Chad Taylor

LA Stories

Miles Millar is a British screenwriter working in Hollywood. A poster for Kurosawa's Ran hangs on his office wall. David is a Hollywood agent. A poster for Batman hangs on his.

David says he sold the script for Batman. I'd be interested to know which one since the screenplay went through 10 drafts in as many years before being mostly ad-libbed on a sound stage, but I don't doubt his word. As the Italian saying goes: success has many fathers, but failure is always a bastard.

Writing is a group activity in Hollywood. Everyone does it - or rather would if they weren't so busy doing other things like producing or acting. I think Joan Didion said this - or perhaps it was John Gregory Dunne. Anyway, I'm saying it now in this review – and getting paid for it. See? That's how "writing as a group activity" works.

To receive their credit and a six-figure cheque for Lethal Weapon 4, Miles and his writing partner Al had to arbitrate with the Writer's Guild and pitch over the phone to Mel Gibson. In the premiere press line, the documentary crew ask Mel if he remembers Miles. Mel's handsome forehead jumps. He doesn't remember, and dollars tick behind his eyes as he calculates the time wasted answering the question. Lethal Weapon 4 had more writers than he has children.

Writer Simon Kelton and fellow expatriates play cricket in the Hollywood hills and go hunting, complete with horses and red coats and beagles happily bouncing through the scrub. They aren't hunting an actual fox, Simon smirks -- thus missing the deeper irony that, therefore, they aren't actually hunting.

Simon's is one of four 'LA Stories' in this documentary, and knowing how they end makes it no less enjoyable. Anyone with a working set of eyes will see it coming.

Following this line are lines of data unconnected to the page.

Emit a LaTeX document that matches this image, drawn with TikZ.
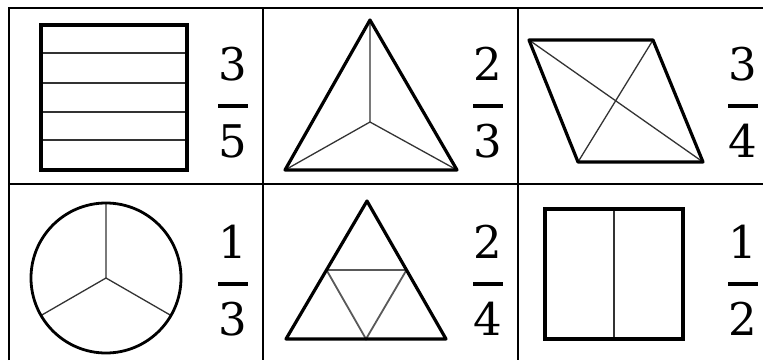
\documentclass[tikz,border=0pt]{standalone}
\usepackage{fontspec}
\newfontfamily\digitfont{DejaVu Serif}
\begin{document}
\begin{tikzpicture}[x=1pt,y=-1pt,
  grid/.style={line width=2.8pt,black},
  thick outline/.style={line width=3.8pt,black,line join=miter},
  mid outline/.style={line width=3.2pt,black,line join=round},
  thin part/.style={line width=1.3pt,black!80},
  digit/.style={anchor=base,inner sep=0pt,font=\digitfont\fontsize{45}{45}\selectfont},
  fracbar/.style={line width=3.2pt,black}]
\useasboundingbox (0,0) rectangle (763,360);
\fill[white] (0,0) rectangle (763,360);
% table
\draw[grid] (9,360) -- (9,8) -- (763,8);
\draw[grid] (9,184) -- (763,184);
\draw[grid] (263,8) -- (263,360);
\draw[grid] (518,8) -- (518,360);
% cell 1: square in fifths
\foreach \y in {53,83,112,140} \draw[thin part] (41,\y) -- (187,\y);
\draw[thick outline] (41,25) rectangle (187,170);
% cell 2: triangle in thirds
\coordinate (tA) at (370,20); \coordinate (tB) at (285,170); \coordinate (tC) at (457,170); \coordinate (tO) at (370,122);
\draw[thin part] (tA) -- (tO) (tB) -- (tO) -- (tC);
\draw[mid outline] (tA) -- (tB) -- (tC) -- cycle;
% cell 3: rhombus with diagonals
\coordinate (rA) at (529,40); \coordinate (rB) at (653,40); \coordinate (rC) at (703,162); \coordinate (rD) at (578,162);
\draw[thin part] (rA) -- (rC) (rB) -- (rD);
\draw[mid outline] (rA) -- (rB) -- (rC) -- (rD) -- cycle;
% cell 4: circle in thirds
\coordinate (cO) at (106,278);
\draw[thin part] (cO) -- ++(0,-75) (cO) -- ++(-65,37.5) (cO) -- ++(65,37.5);
\draw[line width=2.8pt] (cO) circle (75);
% cell 5: triangle in quarters
\coordinate (sA) at (367,201); \coordinate (sB) at (286,339); \coordinate (sC) at (446,339);
\coordinate (sAB) at (326.5,270); \coordinate (sAC) at (406.5,270); \coordinate (sBC) at (366,339);
\draw[line width=1.8pt,black!65] (sAB) -- (sAC) -- (sBC) -- cycle;
\draw[mid outline] (sA) -- (sB) -- (sC) -- cycle;
% cell 6: square in halves
\draw[thin part] (614,209) -- (614,339);
\draw[thick outline] (545,209) rectangle (683,339);
% fractions
\foreach \cx/\top/\n/\d [count=\i] in {233/0/3/5,488/0/2/3,743/0/3/4,233/178/1/3,488/178/2/4,743/178/1/2}{
  \node[digit] (num\i) at (\cx,80+\top) {\n};
  \node[digit] (den\i) at (\cx,157+\top) {\d};
  \draw[fracbar] (\cx-15,106+\top) -- (\cx+15,106+\top);
}
\end{tikzpicture}
\end{document}
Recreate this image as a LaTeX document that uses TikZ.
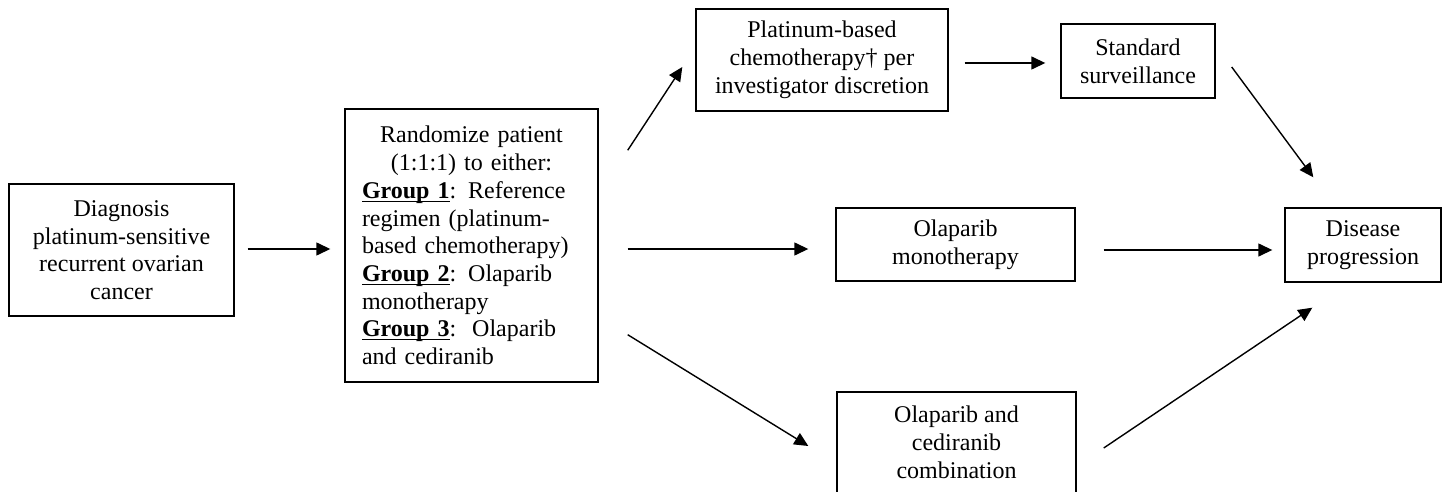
\documentclass[tikz,border=0pt]{standalone}
\usepackage{fontspec}
\setmainfont{Liberation Serif}
\usetikzlibrary{arrows.meta,positioning,calc}
\newcommand{\grouplabel}[1]{\underline{\smash{\textbf{#1}}}}

\begin{document}
\begin{tikzpicture}[x=0.5pt, y=-0.5pt,
    box/.style={draw, line width=0.7pt, align=center, inner sep=0pt,
        font=\fontsize{12}{14}\selectfont},
    arr/.style={line width=0.7pt, -{Triangle[length=7pt,width=6.5pt]}}]
    \useasboundingbox (0,0) rectangle (1445,492);

    % Diagnosis and randomization
    \node[box, minimum width=112.5pt, minimum height=66pt,
        font=\fontsize{12}{13.75}\selectfont] (diag) at (121.5,250)
        {Diagnosis\\platinum-sensitive\\recurrent ovarian\\cancer};
    \node[box, align=left, text width=109.5pt, minimum width=126.5pt,
        minimum height=136.5pt, font=\fontsize{12}{13.85}\selectfont] (rand) at (471.5,245.5)
        {\makebox[109.5pt]{Randomize patient}\\
         \makebox[109.5pt]{(1:1:1) to either:}\\
         \grouplabel{Group 1}: Reference\\
         regimen (platinum-\\
         based chemotherapy)\\
         \grouplabel{Group 2}: Olaparib\\
         monotherapy\\
         \grouplabel{Group 3}:\ \ Olaparib\\
         and cediranib};

    % Treatment arms
    \node[box, minimum width=126pt, minimum height=51pt] (plat) at (822,60)
        {Platinum-based\\chemotherapy\textdagger{} per\\investigator discretion};
    \node[box, minimum width=77pt, minimum height=37pt] (std) at (1138,61)
        {Standard\\surveillance};
    \node[box, minimum width=119.5pt, minimum height=36.5pt] (mono) at (955.5,244.5)
        {Olaparib\\monotherapy};
    \node[box, minimum width=119.5pt, minimum height=50.5pt] (comb) at (956.5,442.5)
        {Olaparib and\\cediranib\\combination};
    \node[box, minimum width=78pt, minimum height=37pt] (dis) at (1363,245)
        {Disease\\progression};

    % Arrows
    \draw[arr] ($(diag.east)+(13,-1)$) -- ($(rand.west)+(-14,3.5)$);
    \draw[arr] ($(rand.north east)+(29,42)$) -- ($(plat.west)+(-13,7)$);
    \draw[arr] ($(rand.east)+(29,3.5)$) -- ($(mono.west)+(-27,4.5)$);
    \draw[arr] ($(rand.south east)+(29,-48)$) -- ($(comb.west)+(-28,3.5)$);
    \draw[arr] ($(plat.east)+(16,3)$) -- ($(std.west)+(-15,2)$);
    \draw[arr] ($(std.east)+(16,6)$) -- ($(dis.north west)+(29,-30)$);
    \draw[arr] ($(mono.east)+(28,5.5)$) -- ($(dis.west)+(-12,5)$);
    \draw[arr] ($(comb.east)+(27,5.5)$) -- ($(dis.south west)+(28,25)$);
\end{tikzpicture}
\end{document}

Tina Jenkins' script is about a man who turns into a cat. A newcomer to Venice Beach, she has mastered the language but not the lingo. She says "lorry" and "green-lit" instead of "truck" and "green-lighted". She borrowed £10,000 to come to LA. Guess how well she does.

"Nobody knows who writers are," Miles says gamely. It must be difficult coming up with what he originally describes as "a fresh idea" when your career path is already written for you.

The grim reality is that working Hollywood is as predictable as its product. If you like shouting down the phone, you could be a producer. If you like sitting on the other end of the line, then writing may be the way to go.

There is money in it. Hollywood makes less than 200 scripts into films each year but many thousand more are optioned so someone's getting paid.

Even fewer films are being made about Scottish hairdressers but one, The Big Tease is going into production as LA Stories begins. Co-writers Sacha Gervasi and Craig Ferguson say the film was green-lighted (sic) because of the success of The Full Monty. But don't worry - if it bombs, the credit will be all theirs.